Story of Girl’s Suicide Takes on New Life Online

Earlier this week the Post-Dispatch’s suburban sibling St. Charles Journal ran a heartbreaking story by Steve Pokin about the suicide of an awkward thirteen-year-old from Dardenne Prairie, Megan Meier.

Ron Sykes | St. Charles Journal
meiers.jpg
Megan Meier's parents, Tina and Ron Meier, at their daughter's gravesite.
The story chronicles how Megan, who’d recently had a falling-out with one of her friends, met a sixteen year-old boy on MySpace who went by the name “Josh.” All was well the afternoon last fall when Megan returned home from school to find a message from Josh saying that people had told him she wasn’t a good person, and he didn’t want be her friend. This set off an intense IM exchange between Megan and “Josh,” who kept up his barrage of insults. By day’s end, Megan shut herself in her room. Her parents were concerned, and when they went to check on her they discovered that their daughter had hanged herself in her closet.

It turned out that “Josh” was a phantom friend, created by the former friend -- and by the girl’s parents. What’s more, the family lives down the street from the Meiers on Waterford Crystal Drive.

According to the police report filed in the original story, the former friend’s mother told police that “[she] felt this incident contributed to Megan's suicide, but she did not feel ‘as guilty’ because at the funeral she found out ‘Megan had tried to commit suicide before.’”

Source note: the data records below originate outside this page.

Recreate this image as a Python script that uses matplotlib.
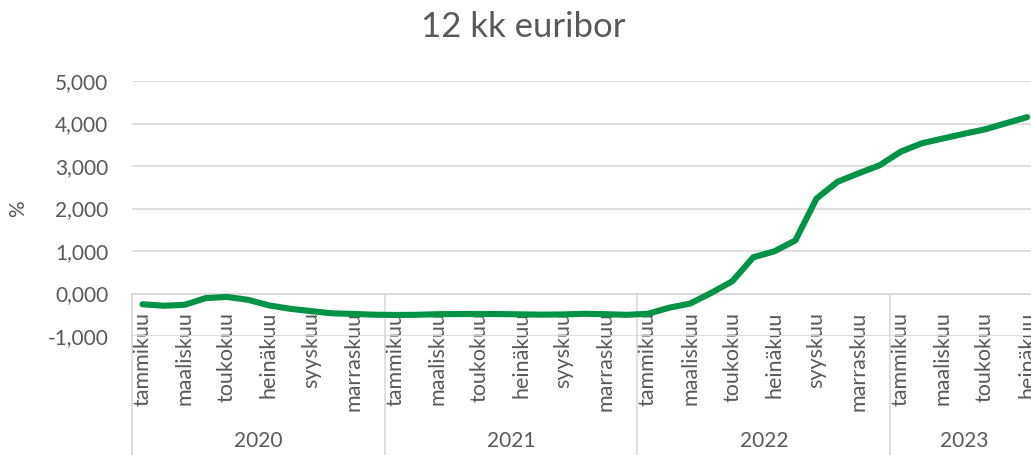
import matplotlib
matplotlib.use("Agg")
import matplotlib.pyplot as plt
from matplotlib.ticker import FuncFormatter

plt.rcParams['font.family'] = ['Lato', 'DejaVu Sans']

# Data: 12 month euribor, monthly, Jan 2020 - Jul 2023
years = ['2020', '2021', '2022', '2023']
months = ['tammikuu', 'helmikuu', 'maaliskuu', 'huhtikuu', 'toukokuu', 'kesäkuu',
          'heinäkuu', 'elokuu', 'syyskuu', 'lokakuu', 'marraskuu', 'joulukuu']
rate_2020 = [-0.253, -0.288, -0.266, -0.108, -0.081, -0.147, -0.279, -0.359, -0.415, -0.466, -0.481, -0.499]
rate_2021 = [-0.505, -0.501, -0.487, -0.484, -0.481, -0.484, -0.491, -0.498, -0.492, -0.477, -0.487, -0.502]
rate_2022 = [-0.477, -0.335, -0.237, 0.013, 0.287, 0.852, 0.992, 1.249, 2.233, 2.629, 2.828, 3.018]
rate_2023 = [3.337, 3.534, 3.647, 3.757, 3.862, 4.007, 4.149]

rates = rate_2020 + rate_2021 + rate_2022 + rate_2023
n = len(rates)
idx = list(range(n))
month_labels = [months[i % 12] for i in idx]

text_col = '#595959'
grid_col = '#d9d9d9'

fig = plt.figure(figsize=(10.31, 4.55), dpi=100)
ax = fig.add_axes([132 / 1031, 119 / 455, 905.6 / 1031, 255 / 455])

ax.plot(idx, rates, color='#009245', linewidth=4.4, solid_joinstyle='round',
        solid_capstyle='round', zorder=3)

ax.set_xlim(-0.5, n - 0.5)
ax.set_ylim(-1, 5)
ax.set_yticks(range(-1, 6))
ax.yaxis.set_major_formatter(FuncFormatter(lambda v, p: f"{v:.3f}".replace('.', ',')))
ax.grid(axis='y', color=grid_col, linewidth=1.2)
ax.set_axisbelow(True)

for s in ['top', 'right', 'left']:
    ax.spines[s].set_visible(False)
ax.spines['bottom'].set_position(('data', 0))
ax.spines['bottom'].set_color(grid_col)
ax.spines['bottom'].set_linewidth(1.2)

# month labels every second month
ax.set_xticks(idx[::2])
ax.set_xticklabels(month_labels[::2], rotation=90, va='top', ha='center')
ax.tick_params(axis='x', length=0, pad=13, labelsize=15.5, labelcolor=text_col)
ax.tick_params(axis='y', length=0, pad=17, labelsize=15, labelcolor=text_col)

# year groups with separators
trans = ax.get_xaxis_transform()
y0 = 1 / 6
for k, yr in enumerate(years):
    start = k * 12 - 0.5
    end = min(k * 12 + 11.5, n - 0.5)
    ax.plot([start, start], [y0, -0.47], color=grid_col, linewidth=1.2,
            transform=trans, clip_on=False)
    ax.text((start + end) / 2, -0.412, yr, transform=trans, ha='center', va='center',
            fontsize=15, color=text_col)

ax.set_ylabel('%', fontsize=15, color=text_col, labelpad=14)
fig.text(523 / 1031, 1 - 27 / 455, '12 kk euribor', ha='center', va='center',
         fontsize=25, color=text_col)

fig.savefig('out.png', dpi=100)
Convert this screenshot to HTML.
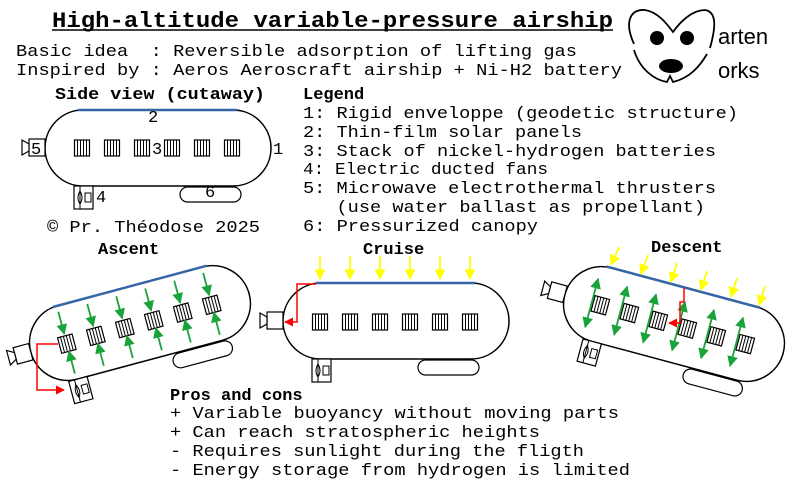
<!DOCTYPE html>
<html><head><meta charset="utf-8"><style>
html,body{margin:0;padding:0;background:#fff;}
svg{display:block;}
text{fill:#000;}
.t{font-size:17px;}
.b{font-weight:bold;font-size:17px;}
</style></head><body>
<svg width="792" height="486" viewBox="0 0 792 486" xmlns="http://www.w3.org/2000/svg" font-family="'Liberation Mono', monospace">
<defs>
<g id="bat">
 <rect x="-7.5" y="-8" width="15" height="16" fill="#fff" stroke="#000" stroke-width="1.2"/>
 <path d="M-4.5 -8V8M-1.5 -8V8M1.5 -8V8M4.5 -8V8" stroke="#000" stroke-width="1"/>
</g>
<g id="ship">
 <rect x="-113" y="-38" width="226" height="76" rx="38" fill="#fff" stroke="#000" stroke-width="1.5"/>
 <line x1="-80" y1="-38" x2="79" y2="-38" stroke="#3465a4" stroke-width="2.5"/>
 <rect x="-129" y="-9" width="16" height="17" fill="#fff" stroke="#000" stroke-width="1.2"/>
 <path d="M-129 -4 L-136 -8 L-136 7 L-129 3 Z" fill="#fff" stroke="#000" stroke-width="1.2"/>
 <rect x="-84" y="38" width="19" height="23" fill="#fff" stroke="#000" stroke-width="1.2"/>
 <line x1="-78" y1="38" x2="-78" y2="61" stroke="#000"/>
 <path d="M-78 43 Q-82 50 -78 56 Q-74 50 -78 43Z" fill="none" stroke="#000"/>
 <rect x="-73" y="45" width="6" height="9" fill="none" stroke="#000"/>
 <rect x="22" y="39" width="61" height="15" rx="7.5" fill="#fff" stroke="#000" stroke-width="1.2"/>
</g>
<g id="bats">
 <use href="#bat" x="-76" y="1"/><use href="#bat" x="-46" y="1"/><use href="#bat" x="-16" y="1"/>
 <use href="#bat" x="14" y="1"/><use href="#bat" x="44" y="1"/><use href="#bat" x="74" y="1"/>
</g>
<marker id="ga" viewBox="0 0 10 10" refX="9" refY="5" markerWidth="6" markerHeight="6" orient="auto-start-reverse"><path d="M0 0L10 5L0 10Z" fill="#1aa33a"/></marker>
<marker id="ya" viewBox="0 0 10 10" refX="9" refY="5" markerWidth="6" markerHeight="6" orient="auto"><path d="M0 0L10 5L0 10Z" fill="#ffff00"/></marker>
<marker id="ra" viewBox="0 0 10 10" refX="9" refY="5" markerWidth="6" markerHeight="6" orient="auto"><path d="M0 0L10 5L0 10Z" fill="#ff0000"/></marker>
<g id="inarr" stroke="#1aa33a" stroke-width="1.8">
 <line x1="0" y1="-32" x2="0" y2="-9" marker-end="url(#ga)"/>
 <line x1="0" y1="32" x2="0" y2="9" marker-end="url(#ga)"/>
</g>
<g id="outarr" stroke="#1aa33a" stroke-width="1.8">
 <line x1="-9" y1="-24" x2="-9" y2="26" marker-end="url(#ga)" marker-start="url(#ga)"/>
</g>
</defs>

<text x="52" y="27" font-size="22" font-weight="bold" textLength="561" lengthAdjust="spacingAndGlyphs">High-altitude variable-pressure airship</text>
<line x1="52" y1="30" x2="613" y2="30" stroke="#000" stroke-width="1.5"/>
<text class="t" x="16" y="56" textLength="561" lengthAdjust="spacingAndGlyphs" xml:space="preserve">Basic idea  : Reversible adsorption of lifting gas</text>
<text class="t" x="16" y="75" textLength="606" lengthAdjust="spacingAndGlyphs">Inspired by : Aeros Aeroscraft airship + Ni-H2 battery</text>

<path d="M634 44 C624 22 630 9 645 10 C658 12 667 24 673 32 C680 22 692 10 705 10 C718 12 715 30 710 48" fill="none" stroke="#000" stroke-width="1.8"/>
<path d="M634 50 C640 70 655 80 667 82 L670 76 L673 82 C690 78 700 66 707 54" fill="none" stroke="#000" stroke-width="1.8"/>
<ellipse cx="657" cy="38" rx="7" ry="7" fill="#000"/>
<ellipse cx="687" cy="38" rx="7" ry="7" fill="#000"/>
<ellipse cx="671" cy="66" rx="12" ry="7" fill="#000"/>
<text x="718" y="44" font-size="22" font-family="'Liberation Sans', sans-serif">arten</text>
<text x="718" y="78" font-size="22" font-family="'Liberation Sans', sans-serif">orks</text>

<text class="b" x="55" y="99" textLength="210" lengthAdjust="spacingAndGlyphs">Side view (cutaway)</text>
<g transform="translate(158,148)">
 <use href="#ship"/>
 <use href="#bat" x="-76" y="0"/><use href="#bat" x="-46" y="0"/><use href="#bat" x="-16" y="0"/>
 <use href="#bat" x="14" y="0"/><use href="#bat" x="44" y="0"/><use href="#bat" x="74" y="0"/>
</g>
<text class="t" x="148" y="122">2</text>
<text class="t" x="152" y="154">3</text>
<text class="t" x="31" y="154">5</text>
<text class="t" x="273" y="154">1</text>
<text class="t" x="96" y="202">4</text>
<text class="t" x="205" y="197">6</text>
<text class="t" x="47" y="232" textLength="213" lengthAdjust="spacingAndGlyphs">© Pr. Théodose 2025</text>

<text class="b" x="303" y="99">Legend</text>
<text class="t" x="303" y="118" textLength="435" lengthAdjust="spacingAndGlyphs">1: Rigid enveloppe (geodetic structure)</text>
<text class="t" x="303" y="137" textLength="279" lengthAdjust="spacingAndGlyphs">2: Thin-film solar panels</text>
<text class="t" x="303" y="156" textLength="413" lengthAdjust="spacingAndGlyphs">3: Stack of nickel-hydrogen batteries</text>
<text class="t" x="303" y="174" textLength="245" lengthAdjust="spacingAndGlyphs">4: Electric ducted fans</text>
<text class="t" x="303" y="193" textLength="413" lengthAdjust="spacingAndGlyphs">5: Microwave electrothermal thrusters</text>
<text class="t" x="303" y="212" textLength="402" lengthAdjust="spacingAndGlyphs" xml:space="preserve">   (use water ballast as propellant)</text>
<text class="t" x="303" y="231" textLength="235" lengthAdjust="spacingAndGlyphs">6: Pressurized canopy</text>

<text class="b" x="98" y="254">Ascent</text>
<g transform="translate(140,323) rotate(-15)">
 <use href="#ship"/>
 <use href="#bats"/>
 <use href="#inarr" x="-76"/><use href="#inarr" x="-46"/><use href="#inarr" x="-16"/>
 <use href="#inarr" x="14"/><use href="#inarr" x="44"/><use href="#inarr" x="74"/>
</g>
<polyline points="58,344 37,344 37,390 64,390" fill="none" stroke="#ff0000" stroke-width="1.5" marker-end="url(#ra)"/>

<text class="b" x="363" y="254">Cruise</text>
<g transform="translate(396,321)">
 <use href="#ship"/>
 <use href="#bats"/>
</g>
<g stroke="#ffff00" stroke-width="1.8">
 <line x1="320" y1="256" x2="320" y2="279" marker-end="url(#ya)"/>
 <line x1="350" y1="256" x2="350" y2="279" marker-end="url(#ya)"/>
 <line x1="380" y1="256" x2="380" y2="279" marker-end="url(#ya)"/>
 <line x1="410" y1="256" x2="410" y2="279" marker-end="url(#ya)"/>
 <line x1="440" y1="256" x2="440" y2="279" marker-end="url(#ya)"/>
 <line x1="470" y1="256" x2="470" y2="279" marker-end="url(#ya)"/>
</g>
<polyline points="316,284 297,284 297,322 285,322" fill="none" stroke="#ff0000" stroke-width="1.5" marker-end="url(#ra)"/>

<text class="b" x="651" y="252">Descent</text>
<g transform="translate(674,324) rotate(15)">
 <use href="#ship"/>
 <use href="#bats"/>
 <use href="#outarr" x="-76"/><use href="#outarr" x="-46"/><use href="#outarr" x="-16"/>
 <use href="#outarr" x="14"/><use href="#outarr" x="44"/><use href="#outarr" x="74"/>
</g>
<g stroke="#ffff00" stroke-width="1.8">
 <line x1="619" y1="247" x2="611" y2="265" marker-end="url(#ya)"/>
 <line x1="648" y1="255" x2="641" y2="274" marker-end="url(#ya)"/>
 <line x1="677" y1="263" x2="671" y2="282" marker-end="url(#ya)"/>
 <line x1="707" y1="271" x2="701" y2="290" marker-end="url(#ya)"/>
 <line x1="737" y1="278" x2="731" y2="297" marker-end="url(#ya)"/>
 <line x1="765" y1="286" x2="759" y2="305" marker-end="url(#ya)"/>
</g>
<polyline points="684,288 684,302 680,302 680,323 669,323" fill="none" stroke="#ff0000" stroke-width="1.5" marker-end="url(#ra)"/>

<text class="b" x="170" y="400">Pros and cons</text>
<text class="t" x="170" y="418" textLength="449" lengthAdjust="spacingAndGlyphs">+ Variable buoyancy without moving parts</text>
<text class="t" x="170" y="437" textLength="370" lengthAdjust="spacingAndGlyphs">+ Can reach stratospheric heights</text>
<text class="t" x="170" y="456" textLength="414" lengthAdjust="spacingAndGlyphs">- Requires sunlight during the fligth</text>
<text class="t" x="170" y="475" textLength="460" lengthAdjust="spacingAndGlyphs">- Energy storage from hydrogen is limited</text>
</svg>
</body></html>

Although Pokin knew the family’s name, the St. Charles Journal’s parent Suburban Journals -- like the Post a Lee Enterprises property -- chose not to identify them “out of consideration for their teenage daughter.”

But this story has legs.

Bloggers quickly named Curt and Lori Drew and pinpointed their home, and now the saga is getting national attention.

“[O]n one hand is understandable [not to name the family] but on the other hand, actually fuck that. Fuck your community, fuck any hope for cordial ties with those people, and ex-friend of Megan's, fuck your parents. One age group's peer pressure is another age group's ‘I don’t want to be the bitch who talked to the newspaper,’” reads a post at Jezebel.com.

A response on the same site, which was also highlighted on journalism Web sites, reads, “Every day newspaper journalism as we know it gets one step closer to death, as readers turn to blogs and TV and other media for information. This wimp of an editor, who doesn't have the guts to name the wrongdoers involved, has just hastened our eventual demise by at least another week or two.”

If the Suburban Journals are taking heat, it can’t compare to what the Drews are likely going through. A call to their home went unanswered, but if posts like, “I hope these fuckers burn in hell,” are any indication, it looks like there may soon be some shattered glass on Waterford Crystal Drive.